Beaucoup de stress. Pour la première fois, je suis au milieu de la scène lorsque le rideau s’ouvre, le nez littéralement dedans par manque d’espace. En une demie-seconde, je me suis retrouvé avec 5 ou 6 000 personnes devant moi. C’est ce qui rend un tel projet excitant mais aussi frustrant : la certitude qu’il ne sera joué qu’un seul soir. Ça faisait plus d’un an que je n’avais pas fait de scène et j’étais rassuré que le public soit là, qu’il soit touché… J’ai décidé il y a très longtemps de ne jamais cacher mon excitation ou mon entrain lors des concerts. Il y a bien sûr des moments où je dois jouer un personnage, mais je préfère me laisser porter. Moi qui a tendance à être un pleureur, j’ai réussi à ne pas chialer pendant ce concert, j’en suis assez fier. Je ne voulais pas kidnapper les gens avec mes émotions, laisser la place aux invités. J’étais plutôt content, heureux.
Comment l’actrice Elle Fanning se retrouve-t-elle sur scène ?
Je la connais depuis longtemps, je l’ai dirigée en tant que réalisateur. On est devenus amis et parfois, je l’entendais chanter, bien en plus. Comme on manquait de présence féminine, j’ai lancé le pari fou de la faire chanter. C’était pour tester son courage et elle a relevé le défi sans soucis, c’était la première fois qu’elle montait sur scène, qu’elle travaillait en public. On était comme deux gamins. J’aimerais beaucoup la pousser dans cette direction, elle a un charme fou et elle chante très bien.
Comment s’est passée la rencontre avec Grizzly Bear ?
Leur chanteur Ed Droste est un ami, avec qui j’adore faire de la musique. Nous étions en studio en train de bricoler quand je lui ai proposé de venir à Montreux, il a accepté immédiatement et on a adapté très vite deux de mes chansons. Sa voix est très aiguë, elle marche bien avec la mienne. On s’est ensuite tous retrouvés en Suisse une semaine avant le concert pour tout caler musicalement, entre l’orchestre et les répétitions individuelles. Tout s’est accéléré sur les trois derniers jours.

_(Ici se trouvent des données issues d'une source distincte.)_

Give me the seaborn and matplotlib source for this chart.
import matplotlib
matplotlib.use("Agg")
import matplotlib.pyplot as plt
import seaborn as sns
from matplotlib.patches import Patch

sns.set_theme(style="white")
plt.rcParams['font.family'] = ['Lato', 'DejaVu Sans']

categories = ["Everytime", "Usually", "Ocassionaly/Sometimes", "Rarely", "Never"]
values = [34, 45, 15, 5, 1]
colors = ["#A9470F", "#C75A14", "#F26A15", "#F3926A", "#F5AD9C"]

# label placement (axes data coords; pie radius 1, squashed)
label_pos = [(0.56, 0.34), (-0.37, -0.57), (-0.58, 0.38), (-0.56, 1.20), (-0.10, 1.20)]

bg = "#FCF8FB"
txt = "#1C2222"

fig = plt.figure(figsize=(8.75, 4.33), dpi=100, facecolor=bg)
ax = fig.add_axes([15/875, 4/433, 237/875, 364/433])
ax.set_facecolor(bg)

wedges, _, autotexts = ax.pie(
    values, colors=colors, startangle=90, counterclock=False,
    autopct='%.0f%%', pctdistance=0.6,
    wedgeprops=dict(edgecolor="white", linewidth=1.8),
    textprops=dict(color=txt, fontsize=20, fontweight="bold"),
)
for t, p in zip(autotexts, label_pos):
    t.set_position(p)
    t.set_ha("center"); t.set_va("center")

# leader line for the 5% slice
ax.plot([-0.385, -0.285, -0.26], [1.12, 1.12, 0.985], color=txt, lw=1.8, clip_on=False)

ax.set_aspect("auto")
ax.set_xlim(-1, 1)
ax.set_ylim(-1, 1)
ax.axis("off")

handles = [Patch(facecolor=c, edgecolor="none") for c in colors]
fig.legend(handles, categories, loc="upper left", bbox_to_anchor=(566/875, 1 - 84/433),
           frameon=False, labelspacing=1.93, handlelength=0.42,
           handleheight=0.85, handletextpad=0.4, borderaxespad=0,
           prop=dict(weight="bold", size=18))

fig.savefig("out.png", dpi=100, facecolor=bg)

La collaboration la plus impressionnante est peut-être celle avec l’Américain Ryan Lott, de Son Lux.
On est très proches avec Ryan, on parle exactement le même langage musical, ça a été la collaboration la plus fluide. On partage la même passion pour l’image et on est l’un et l’autre des nerds. Du coup, quand on parle musique, on utilise un champs lexical très visuel. Souvent, quand j’utilise ces images et métaphores en studio, on ne me comprend pas. Avec Ryan, on se calcule immédiatement. J’aimerais que l’inédit que nous avons joué ce soir-là, Central Park, le demeure. Il a été assemblé pour ce concert précis, pour le festival de Montreux, à partir d’un poème très aigre-doux de l’Américain Frederick Seidel… Dans notre monde de dématérialisation de la musique, j’aime garder quelques titres uniquement pour le live, le privilégier devant tout. J’ai des titres comme Go ou Volcano qui n’existent que sur scène.
Le moment où arrivent finalement les vieux complices des Shoes, c’est un moment rassurant ?
Oui. On joue une de leurs chansons avec laquelle j’ai une histoire, Wastin’ Time, dont j’avais fait le clip. A l’origine, elle était chantée par l’Anglais Esser. J’aime le côté très joyeux, sans cynisme de cette chanson. Avec la chorale d’enfants, ça s’est transformé en célébration, je me suis même autorisé à danser comme un cake (rires)…
Dans quel état es-tu après le concert ?
Je suis très occupé. Ma mère est là, mon père aussi et comme ils ne se retrouvent que très rarement sous le même toit, il m’a fallu gérer les deux. Je me sentais soulagé et en même temps, déçu que ça soit déjà fini. Il y avait beaucoup d’émotions : ça s’est passé le lendemain de l’attaque terroriste à Nice, il y avait une chape de plomb avant et après le concert. Le concert était dédié aux victimes.
Pourquoi le diffuser sur YouTube ?
Parce que je ne suis pas fan des DVD live. Je ne vois pas pourquoi le public repayerait pour revoir un concert. Il nous a fallu presque un an pour le mixer et le monter, je n’avais pas envie de répondre à un diktat d’instantanéité : pendant un an, les spectateurs ont pu s’approprier ce concert, vivre avec, je ne voulais pas trahir ceux qui ont fait l’effort de venir, de payer leur billet.
Tu comptes revenir à la musique un jour ?
Je travaille beaucoup sur de l’image. Je suis encore et toujours en train d’essayer d’écrire un projet de long-métrage. Mais même si j’essaye de me concentrer sur ma carrière de réalisateur, je passe un peu de temps en studio. Je suis dans une période d’un an, deux ans, trois ans de recherche. Après une expérience aussi étonnante que celle que j’ai vécue, pour laquelle je n’étais pas prêt, j’ai besoin de temps pour avoir à nouveau des choses à dire. Après le premier album The Golden Age (2013), j’ai passé quatre ans en tournée. Et puis j’ai été très déstabilisé par mon retour en France, les attentats, j’ai besoin de comprendre comment faire des choses utiles, sans tomber dans la mièvrerie. C’est ma période de recherche de sens.